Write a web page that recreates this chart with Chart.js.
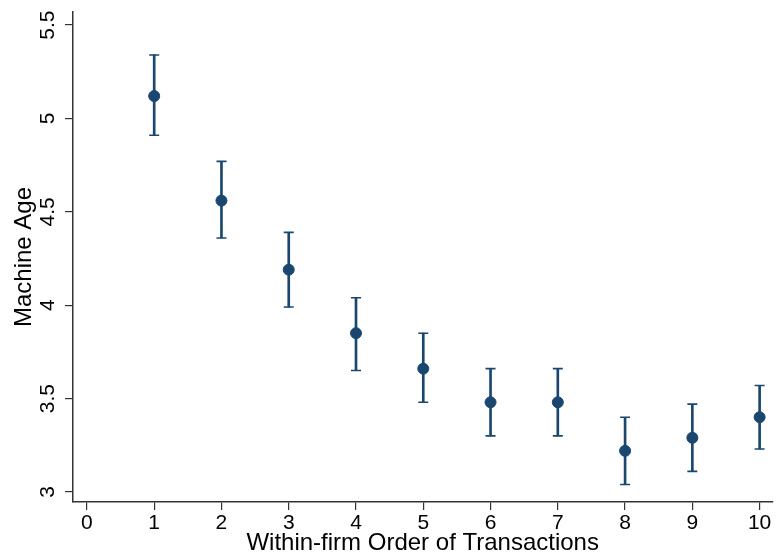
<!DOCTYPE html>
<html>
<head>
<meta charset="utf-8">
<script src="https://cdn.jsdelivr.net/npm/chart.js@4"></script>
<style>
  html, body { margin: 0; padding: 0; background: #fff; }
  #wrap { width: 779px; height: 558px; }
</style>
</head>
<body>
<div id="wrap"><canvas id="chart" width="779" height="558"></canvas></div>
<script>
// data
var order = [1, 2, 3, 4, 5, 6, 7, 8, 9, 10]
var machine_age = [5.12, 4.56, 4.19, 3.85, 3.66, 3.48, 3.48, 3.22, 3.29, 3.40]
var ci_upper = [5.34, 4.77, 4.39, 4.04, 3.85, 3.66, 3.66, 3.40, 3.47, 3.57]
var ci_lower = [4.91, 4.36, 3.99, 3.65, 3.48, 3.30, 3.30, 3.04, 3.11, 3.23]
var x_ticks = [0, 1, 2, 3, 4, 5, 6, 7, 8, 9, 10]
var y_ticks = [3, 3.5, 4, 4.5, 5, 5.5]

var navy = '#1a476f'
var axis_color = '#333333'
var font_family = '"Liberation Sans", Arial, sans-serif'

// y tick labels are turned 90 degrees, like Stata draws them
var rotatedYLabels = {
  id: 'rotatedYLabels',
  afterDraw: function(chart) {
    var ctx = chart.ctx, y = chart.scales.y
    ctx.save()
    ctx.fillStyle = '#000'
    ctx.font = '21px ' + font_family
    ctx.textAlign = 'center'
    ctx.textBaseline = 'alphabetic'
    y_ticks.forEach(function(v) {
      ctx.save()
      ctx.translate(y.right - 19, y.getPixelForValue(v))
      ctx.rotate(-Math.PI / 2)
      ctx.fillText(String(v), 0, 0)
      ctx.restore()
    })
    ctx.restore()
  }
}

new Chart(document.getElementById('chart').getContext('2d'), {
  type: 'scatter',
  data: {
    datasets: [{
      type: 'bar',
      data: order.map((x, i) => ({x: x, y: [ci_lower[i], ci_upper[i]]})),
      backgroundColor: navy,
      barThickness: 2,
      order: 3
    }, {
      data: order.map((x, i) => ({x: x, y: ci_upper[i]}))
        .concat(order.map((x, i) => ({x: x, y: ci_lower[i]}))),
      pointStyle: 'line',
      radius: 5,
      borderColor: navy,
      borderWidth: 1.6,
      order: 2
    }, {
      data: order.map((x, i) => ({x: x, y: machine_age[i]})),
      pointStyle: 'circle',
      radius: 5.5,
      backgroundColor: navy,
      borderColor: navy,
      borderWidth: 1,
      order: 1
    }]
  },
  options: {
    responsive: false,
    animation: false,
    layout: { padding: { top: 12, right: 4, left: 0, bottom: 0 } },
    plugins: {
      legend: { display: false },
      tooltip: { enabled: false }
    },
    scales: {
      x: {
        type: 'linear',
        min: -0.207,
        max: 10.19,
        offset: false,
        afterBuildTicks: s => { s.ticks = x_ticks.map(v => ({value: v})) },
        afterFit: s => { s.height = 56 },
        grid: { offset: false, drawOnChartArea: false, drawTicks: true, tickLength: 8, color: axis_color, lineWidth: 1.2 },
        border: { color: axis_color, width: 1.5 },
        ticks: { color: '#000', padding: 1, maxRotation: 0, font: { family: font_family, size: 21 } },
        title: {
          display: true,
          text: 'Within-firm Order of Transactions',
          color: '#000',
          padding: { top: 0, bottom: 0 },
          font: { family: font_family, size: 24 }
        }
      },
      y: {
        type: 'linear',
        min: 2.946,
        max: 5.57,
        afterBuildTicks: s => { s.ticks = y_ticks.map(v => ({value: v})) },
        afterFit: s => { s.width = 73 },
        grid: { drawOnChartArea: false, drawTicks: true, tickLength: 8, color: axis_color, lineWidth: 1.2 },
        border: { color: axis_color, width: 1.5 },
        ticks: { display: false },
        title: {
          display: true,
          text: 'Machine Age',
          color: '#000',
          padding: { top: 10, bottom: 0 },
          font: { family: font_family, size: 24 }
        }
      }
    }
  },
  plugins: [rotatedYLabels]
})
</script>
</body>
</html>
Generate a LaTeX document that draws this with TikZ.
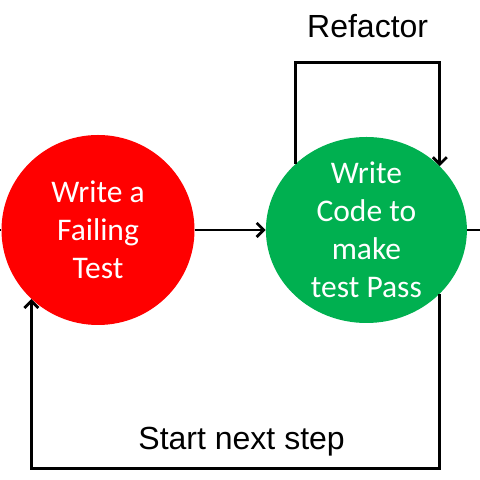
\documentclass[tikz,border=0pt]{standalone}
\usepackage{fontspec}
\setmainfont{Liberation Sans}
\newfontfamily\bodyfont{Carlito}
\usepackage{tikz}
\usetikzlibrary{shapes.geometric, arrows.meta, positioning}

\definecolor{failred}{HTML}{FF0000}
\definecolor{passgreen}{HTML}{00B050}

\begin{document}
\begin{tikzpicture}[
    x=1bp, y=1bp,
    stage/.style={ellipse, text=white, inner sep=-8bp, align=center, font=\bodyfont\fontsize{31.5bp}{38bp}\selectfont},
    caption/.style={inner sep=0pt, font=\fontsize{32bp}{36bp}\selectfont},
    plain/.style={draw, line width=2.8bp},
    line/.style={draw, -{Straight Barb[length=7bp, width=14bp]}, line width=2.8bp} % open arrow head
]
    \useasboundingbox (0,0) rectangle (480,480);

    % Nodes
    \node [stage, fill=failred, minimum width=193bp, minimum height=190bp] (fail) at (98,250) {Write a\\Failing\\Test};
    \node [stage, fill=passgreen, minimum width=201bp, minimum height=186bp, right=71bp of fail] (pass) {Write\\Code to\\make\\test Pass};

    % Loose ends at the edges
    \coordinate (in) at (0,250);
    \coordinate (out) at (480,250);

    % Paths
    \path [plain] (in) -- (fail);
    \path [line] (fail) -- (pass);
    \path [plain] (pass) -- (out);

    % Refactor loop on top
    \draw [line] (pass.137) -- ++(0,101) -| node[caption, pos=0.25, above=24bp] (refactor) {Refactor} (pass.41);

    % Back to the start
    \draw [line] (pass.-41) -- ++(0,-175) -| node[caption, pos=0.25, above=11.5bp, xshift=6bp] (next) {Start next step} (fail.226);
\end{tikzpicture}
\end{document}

> **Exercise description**: Reproduce each line exactly as it appears, omitting the pictures.

> **Answer to the task**:
Write a web page that recreates this chart with Chart.js.
<!DOCTYPE html>
<html>
<head>
<meta charset="utf-8">
<script src="https://cdn.jsdelivr.net/npm/chart.js@4"></script>
<style>
  html, body { margin: 0; padding: 0; background: #fff; }
  #wrap { width: 779px; height: 558px; }
</style>
</head>
<body>
<div id="wrap"><canvas id="chart" width="779" height="558"></canvas></div>
<script>
// data
var order = [1, 2, 3, 4, 5, 6, 7, 8, 9, 10]
var machine_age = [5.12, 4.56, 4.19, 3.85, 3.66, 3.48, 3.48, 3.22, 3.29, 3.40]
var ci_upper = [5.34, 4.77, 4.39, 4.04, 3.85, 3.66, 3.66, 3.40, 3.47, 3.57]
var ci_lower = [4.91, 4.36, 3.99, 3.65, 3.48, 3.30, 3.30, 3.04, 3.11, 3.23]
var x_ticks = [0, 1, 2, 3, 4, 5, 6, 7, 8, 9, 10]
var y_ticks = [3, 3.5, 4, 4.5, 5, 5.5]

var navy = '#1a476f'
var axis_color = '#333333'
var font_family = '"Liberation Sans", Arial, sans-serif'

// y tick labels are turned 90 degrees, like Stata draws them
var rotatedYLabels = {
  id: 'rotatedYLabels',
  afterDraw: function(chart) {
    var ctx = chart.ctx, y = chart.scales.y
    ctx.save()
    ctx.fillStyle = '#000'
    ctx.font = '21px ' + font_family
    ctx.textAlign = 'center'
    ctx.textBaseline = 'alphabetic'
    y_ticks.forEach(function(v) {
      ctx.save()
      ctx.translate(y.right - 19, y.getPixelForValue(v))
      ctx.rotate(-Math.PI / 2)
      ctx.fillText(String(v), 0, 0)
      ctx.restore()
    })
    ctx.restore()
  }
}

new Chart(document.getElementById('chart').getContext('2d'), {
  type: 'scatter',
  data: {
    datasets: [{
      type: 'bar',
      data: order.map((x, i) => ({x: x, y: [ci_lower[i], ci_upper[i]]})),
      backgroundColor: navy,
      barThickness: 2,
      order: 3
    }, {
      data: order.map((x, i) => ({x: x, y: ci_upper[i]}))
        .concat(order.map((x, i) => ({x: x, y: ci_lower[i]}))),
      pointStyle: 'line',
      radius: 5,
      borderColor: navy,
      borderWidth: 1.6,
      order: 2
    }, {
      data: order.map((x, i) => ({x: x, y: machine_age[i]})),
      pointStyle: 'circle',
      radius: 5.5,
      backgroundColor: navy,
      borderColor: navy,
      borderWidth: 1,
      order: 1
    }]
  },
  options: {
    responsive: false,
    animation: false,
    layout: { padding: { top: 12, right: 4, left: 0, bottom: 0 } },
    plugins: {
      legend: { display: false },
      tooltip: { enabled: false }
    },
    scales: {
      x: {
        type: 'linear',
        min: -0.207,
        max: 10.19,
        offset: false,
        afterBuildTicks: s => { s.ticks = x_ticks.map(v => ({value: v})) },
        afterFit: s => { s.height = 56 },
        grid: { offset: false, drawOnChartArea: false, drawTicks: true, tickLength: 8, color: axis_color, lineWidth: 1.2 },
        border: { color: axis_color, width: 1.5 },
        ticks: { color: '#000', padding: 1, maxRotation: 0, font: { family: font_family, size: 21 } },
        title: {
          display: true,
          text: 'Within-firm Order of Transactions',
          color: '#000',
          padding: { top: 0, bottom: 0 },
          font: { family: font_family, size: 24 }
        }
      },
      y: {
        type: 'linear',
        min: 2.946,
        max: 5.57,
        afterBuildTicks: s => { s.ticks = y_ticks.map(v => ({value: v})) },
        afterFit: s => { s.width = 73 },
        grid: { drawOnChartArea: false, drawTicks: true, tickLength: 8, color: axis_color, lineWidth: 1.2 },
        border: { color: axis_color, width: 1.5 },
        ticks: { display: false },
        title: {
          display: true,
          text: 'Machine Age',
          color: '#000',
          padding: { top: 10, bottom: 0 },
          font: { family: font_family, size: 24 }
        }
      }
    }
  },
  plugins: [rotatedYLabels]
})
</script>
</body>
</html>
Generate a LaTeX document that draws this with TikZ.
\documentclass[tikz,border=0pt]{standalone}
\usepackage{fontspec}
\setmainfont{Liberation Sans}
\newfontfamily\bodyfont{Carlito}
\usepackage{tikz}
\usetikzlibrary{shapes.geometric, arrows.meta, positioning}

\definecolor{failred}{HTML}{FF0000}
\definecolor{passgreen}{HTML}{00B050}

\begin{document}
\begin{tikzpicture}[
    x=1bp, y=1bp,
    stage/.style={ellipse, text=white, inner sep=-8bp, align=center, font=\bodyfont\fontsize{31.5bp}{38bp}\selectfont},
    caption/.style={inner sep=0pt, font=\fontsize{32bp}{36bp}\selectfont},
    plain/.style={draw, line width=2.8bp},
    line/.style={draw, -{Straight Barb[length=7bp, width=14bp]}, line width=2.8bp} % open arrow head
]
    \useasboundingbox (0,0) rectangle (480,480);

    % Nodes
    \node [stage, fill=failred, minimum width=193bp, minimum height=190bp] (fail) at (98,250) {Write a\\Failing\\Test};
    \node [stage, fill=passgreen, minimum width=201bp, minimum height=186bp, right=71bp of fail] (pass) {Write\\Code to\\make\\test Pass};

    % Loose ends at the edges
    \coordinate (in) at (0,250);
    \coordinate (out) at (480,250);

    % Paths
    \path [plain] (in) -- (fail);
    \path [line] (fail) -- (pass);
    \path [plain] (pass) -- (out);

    % Refactor loop on top
    \draw [line] (pass.137) -- ++(0,101) -| node[caption, pos=0.25, above=24bp] (refactor) {Refactor} (pass.41);

    % Back to the start
    \draw [line] (pass.-41) -- ++(0,-175) -| node[caption, pos=0.25, above=11.5bp, xshift=6bp] (next) {Start next step} (fail.226);
\end{tikzpicture}
\end{document}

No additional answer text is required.